Locals fear a bitter far right will return.

On 12 August, a car ploughed down pedestrians in the street where I used to buy my pecan pies. I had recently returned to London from Charlottesville, Virginia – the scene of what appears to have been an act of white supremacist terrorism – having worked and taught at the university there for four years. While I unpacked boxes of books, the streets I knew so well were full of hate and fire.

The horror began on the evening of Friday 11 August, when thugs with torches marched across the “Lawn”. Running through the heart of the university, this is where, each Halloween, children don ghoulish costumes and trick-or-treat delighted and generous fourth-year undergraduates.

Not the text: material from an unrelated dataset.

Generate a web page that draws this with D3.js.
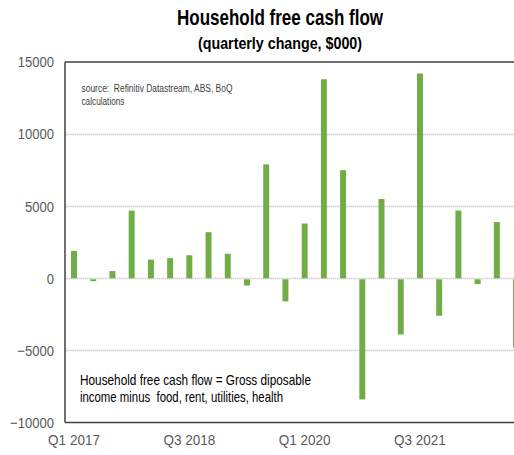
<!DOCTYPE html>
<html><head><meta charset="utf-8">
<script src="https://cdn.jsdelivr.net/npm/d3@7"></script>
<style>
html,body{margin:0;padding:0;background:#fff;}
svg{display:block;}
text{font-family:"Liberation Sans",Arial,sans-serif;white-space:pre;}
</style></head>
<body>
<svg id="chart" width="514" height="455"></svg>
<script>
const quarters = ["Q1 2017","Q2 2017","Q3 2017","Q4 2017","Q1 2018","Q2 2018","Q3 2018","Q4 2018",
  "Q1 2019","Q2 2019","Q3 2019","Q4 2019","Q1 2020","Q2 2020","Q3 2020","Q4 2020",
  "Q1 2021","Q2 2021","Q3 2021","Q4 2021","Q1 2022","Q2 2022","Q3 2022","Q4 2022"];
const values = [1900,-200,500,4700,1300,1400,1600,3200,1700,-500,7900,-1600,
  3800,13800,7500,-8400,5500,-3900,14200,-2600,4700,-400,3900,-4800];
const yTicks = [-10000,-5000,0,5000,10000,15000];
const xTickLabels = ["Q1 2017","Q3 2018","Q1 2020","Q3 2021"];
const title = "Household free cash flow";
const subtitle = "(quarterly change, $000)";
const sourceLines = ["source:  Refinitiv Datastream, ABS, BoQ","calculations"];
const noteLines = ["Household free cash flow = Gross diposable","income minus  food, rent, utilities, health"];

const svg = d3.select("#chart");
const mLeft = 65, mTop = 62, mBottom = 422.5;
const step = 19.22;
const x = d3.scaleBand().domain(quarters).range([mLeft - 0.6, mLeft - 0.6 + step*quarters.length]).paddingInner(0.69).paddingOuter(0.345);
const y = d3.scaleLinear().domain([-10000,15000]).range([mBottom, mTop]);

function condense(sel, f){
  sel.each(function(){
    const w = this.getComputedTextLength();
    d3.select(this).attr("textLength", w*f).attr("lengthAdjust","spacingAndGlyphs");
  });
}

// gridlines
svg.append("g").selectAll("line").data(yTicks.filter(d=>d>-10000 && d<15000)).join("line")
  .attr("x1", mLeft).attr("x2", 514)
  .attr("y1", d=>Math.round(y(d))+0.5).attr("y2", d=>Math.round(y(d))+0.5)
  .attr("stroke","#d0d0d0").attr("stroke-width",1.5).attr("stroke-dasharray","1.5,0.5");

// bars
svg.append("g").selectAll("rect").data(values).join("rect")
  .attr("x",(d,i)=>x(quarters[i]))
  .attr("width",x.bandwidth())
  .attr("y",d=>d>=0 ? y(d) : y(0)+1)
  .attr("height",d=>Math.abs(y(d)-y(0)) - (d<0?1:0))
  .attr("fill","#70ad47");

// frame lines
svg.append("line").attr("x1",mLeft).attr("x2",514).attr("y1",mTop).attr("y2",mTop).attr("stroke","#404040").attr("stroke-width",1.5);
svg.append("line").attr("x1",mLeft).attr("x2",514).attr("y1",mBottom).attr("y2",mBottom).attr("stroke","#404040").attr("stroke-width",1.5);
svg.append("line").attr("x1",mLeft).attr("x2",mLeft).attr("y1",mTop).attr("y2",mBottom).attr("stroke","#404040").attr("stroke-width",1.5);

// y axis labels
const yAxis = d3.axisLeft(y).tickValues(yTicks).tickSize(0).tickPadding(11).tickFormat(d3.format("d"));
const gy = svg.append("g").attr("transform",`translate(${mLeft},0)`).call(yAxis);
gy.select(".domain").remove();
gy.selectAll("text").attr("fill","#595959").style("font-size","15px").style("font-family","\"Liberation Sans\",Arial,sans-serif");
condense(gy.selectAll("text"), 0.87);

// x axis labels
const xAxis = d3.axisBottom(x).tickValues(xTickLabels).tickSize(0).tickPadding(12);
const gx = svg.append("g").attr("transform",`translate(0,${mBottom})`).call(xAxis);
gx.select(".domain").remove();
gx.selectAll("text").attr("fill","#595959").style("font-size","15px").style("font-family","\"Liberation Sans\",Arial,sans-serif");
condense(gx.selectAll("text"), 0.9);

// titles
svg.append("text").attr("x",280).attr("y",25).attr("text-anchor","middle")
  .style("font-size","22px").style("font-weight","bold").attr("fill","#000")
  .attr("textLength",206).attr("lengthAdjust","spacingAndGlyphs").text(title);
svg.append("text").attr("x",280).attr("y",49).attr("text-anchor","middle")
  .style("font-size","16px").style("font-weight","bold").attr("fill","#000")
  .attr("textLength",164).attr("lengthAdjust","spacingAndGlyphs").text(subtitle);

// source
const srcLens = [151, 43];
svg.append("g").selectAll("text").data(sourceLines).join("text")
  .attr("x",81.5).attr("y",(d,i)=>92+i*13).style("font-size","10px").attr("fill","#404040")
  .attr("textLength",(d,i)=>srcLens[i]).attr("lengthAdjust","spacingAndGlyphs").text(d=>d);

// note
const noteLens = [231, 203];
svg.append("g").selectAll("text").data(noteLines).join("text")
  .attr("x",80).attr("y",(d,i)=>385+i*17).style("font-size","15px").attr("fill","#000")
  .attr("textLength",(d,i)=>noteLens[i]).attr("lengthAdjust","spacingAndGlyphs").text(d=>d);
</script>
</body></html>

But there were true monsters there that night. They took their stand on the steps of the neoclassical Rotunda – the site of graduation – to face down a congregation about to spill out of St Paul’s Episcopal opposite.

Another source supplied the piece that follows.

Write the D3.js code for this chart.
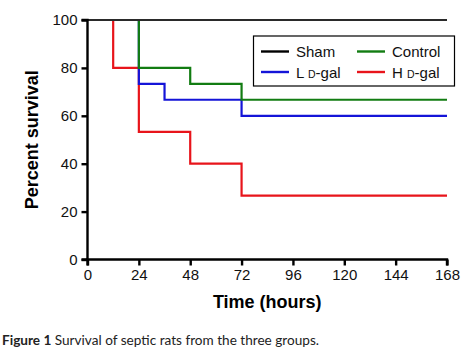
<!DOCTYPE html>
<html>
<head>
    <meta charset="utf-8">
    <script src="https://cdn.jsdelivr.net/npm/d3@7"></script>
    <style>
        body { margin: 0; background: #fff; }
        text { font-family: Arial, "Liberation Sans", sans-serif; }
    </style>
</head>
<body>
    <svg width="471" height="351" id="mainsvg"></svg>
    <script>
        // data: time in hours, percent survival (step curves)
        const xTicks = [0, 24, 48, 72, 96, 120, 144, 168];
        const yTicks = [0, 20, 40, 60, 80, 100];
        const shamTime = [0, 168];
        const shamSurv = [100, 100];
        const ctrlTime = [0, 24, 48, 72, 168];
        const ctrlSurv = [100, 80, 73.3, 66.7, 66.7];
        const lowTime = [0, 24, 36, 72, 168];
        const lowSurv = [100, 73.3, 66.7, 60, 60];
        const highTime = [0, 12, 24, 48, 72, 168];
        const highSurv = [100, 80, 53.3, 40, 26.7, 26.7];

        const svg = d3.select('#mainsvg');
        const margin = { top: 20, right: 24, bottom: 91.5, left: 87.5 };
        const innerWidth = 471 - margin.left - margin.right;
        const innerHeight = 351 - margin.top - margin.bottom;

        const g = svg.append('g')
            .attr('transform', `translate(${margin.left}, ${margin.top})`);

        const xScale = d3.scaleLinear().domain([0, 168]).range([0, innerWidth]);
        const yScale = d3.scaleLinear().domain([0, 100]).range([innerHeight, 0]);

        const line = d3.line()
            .x(d => xScale(d[0]))
            .y(d => yScale(d[1]))
            .curve(d3.curveStepAfter);

        // bottom to top: red, blue, green, black
        const series = [
            { t: highTime, s: highSurv, color: '#e8141b' },
            { t: lowTime, s: lowSurv, color: '#1414d8' },
            { t: ctrlTime, s: ctrlSurv, color: '#127c12' },
            { t: shamTime, s: shamSurv, color: '#2a2a2a' }
        ];
        series.forEach(d => {
            g.append('path')
                .attr('d', line(d.t.map((t, i) => [t, d.s[i]])))
                .attr('fill', 'none')
                .attr('stroke', d.color)
                .attr('stroke-width', 2.2);
        });

        const xAxis = d3.axisBottom(xScale).tickValues(xTicks).tickSize(6).tickPadding(4);
        const yAxis = d3.axisLeft(yScale).tickValues(yTicks).tickSize(6).tickPadding(4);

        const xg = g.append('g').attr('transform', `translate(0, ${innerHeight})`).call(xAxis);
        const yg = g.append('g').call(yAxis);
        [xg, yg].forEach(a => {
            a.select('.domain').attr('stroke', '#000').attr('stroke-width', 2.4);
            a.selectAll('.tick line').attr('stroke', '#000').attr('stroke-width', 2.4);
            a.selectAll('.tick text').attr('font-size', 15).attr('fill', '#111')
                .attr('font-family', 'Arial, "Liberation Sans", sans-serif');
        });
        xg.select('.domain').attr('d', `M0,6V0H${innerWidth}V6`);
        yg.select('.domain').attr('d', `M-6,0H0V${innerHeight}H-6`);

        // axis titles
        svg.append('text').text('Time (hours)')
            .attr('x', margin.left + innerWidth / 2).attr('y', 308)
            .attr('text-anchor', 'middle').attr('font-size', 18).attr('font-weight', 'bold');
        svg.append('text').text('Percent survival')
            .attr('transform', `translate(38, ${margin.top + innerHeight / 2}) rotate(-90)`)
            .attr('text-anchor', 'middle').attr('font-size', 18).attr('font-weight', 'bold');

        // legend
        const legend = svg.append('g');
        legend.append('rect')
            .attr('x', 253.5).attr('y', 36).attr('width', 201).attr('height', 50)
            .attr('fill', '#fff').attr('stroke', '#000').attr('stroke-width', 1.2);
        const legendItems = [
            { name: ['Sham'], color: '#000', x: 261, y: 51.5 },
            { name: ['Control'], color: '#127c12', x: 357, y: 51.5 },
            { name: ['L ', 'D', '-gal'], color: '#1414d8', x: 261, y: 72 },
            { name: ['H ', 'D', '-gal'], color: '#e8141b', x: 357, y: 72 }
        ];
        legendItems.forEach(d => {
            legend.append('line')
                .attr('x1', d.x).attr('x2', d.x + 28).attr('y1', d.y).attr('y2', d.y)
                .attr('stroke', d.color).attr('stroke-width', 2.4);
            const t = legend.append('text')
                .attr('x', d.x + 35).attr('y', d.y + 5.5)
                .attr('font-size', 15).attr('fill', '#111');
            d.name.forEach((s, i) => {
                t.append('tspan').text(s).attr('font-size', s === 'D' ? 10.5 : 15);
            });
        });

        // caption
        const cap = svg.append('text').attr('x', 2).attr('y', 345)
            .attr('font-size', 13.6).attr('fill', '#222')
            .style('font-family', 'Lato, "Open Sans", sans-serif');
        cap.append('tspan').text('Figure 1').attr('font-weight', 'bold');
        cap.append('tspan').text(' Survival of septic rats from the three groups.');
    </script>
</body>
</html>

Then, on Saturday morning, a teeming mass of different groups gathered in Emancipation Park (formerly Lee Park), where my toddler ran through splash pads in the summer.

We knew it was coming. Some of the groups were at previous events in Charlottesville’s “summer of hate”. Ever since a permit was granted for the “Unite the Right” march, we feared that this would be a tipping point. I am unsure whether I should have been there, or whether I was wise to stay away.

The truth is that this had nothing to do with Charlottesville – and everything to do with it. From one perspective, our small, sleepy university town near the Blue Ridge Mountains was the victim of a showdown between out-of-towners. The fighting was largely not between local neo-Nazis and African Americans, or their white neighbours, for that matter. It was between neo-Nazis from far afield – James Alex Fields, Jr, accused of being the driver of the lethal Dodge Challenger, was born in Kentucky and lives in Ohio – and outside groups such as “Antifa” (anti-fascist). It was a foreign culture that was foisted upon the city.

Charlottesville is to the American east coast what Berkeley is to the west: a bastion of liberalism and political correctness, supportive of the kind of social change that the alt-right despises. Just off camera in the national newsfeeds was a banner hung from the public  library at the entrance of Emancipation Park, reading: “Proud of diversity”.

I heard more snippets of information as events unfolded. The counter-protesters began the day by drawing on the strength of the black church. A 6am prayer meeting at our local church, First Baptist on Main (the only church in Charlottesville where all races worshipped together before the Civil War), set the tone for the non-violent opposition.

The preacher told the congregation: “We can’t hate these brothers. They have a twisted ideology and they are deeply mistaken in their claim to follow Christ, but they are still our brothers.” Then he introduced the hymns. “The resistance of black people to oppression has only been kept alive through music.”

The congregation exited on to Main Street, opposite my old butcher JM Stock Provisions, and walked down to the statue of Meriwether Lewis and William Clark – the early 19th-century Bear Grylls types who explored the west. They went past Feast! – the delicacy market where we used to spend our Saturday mornings – and on to the dreamy downtown mall where my wife and I strolled on summer evenings and ate southern-fried chicken at the Whiskey Jar.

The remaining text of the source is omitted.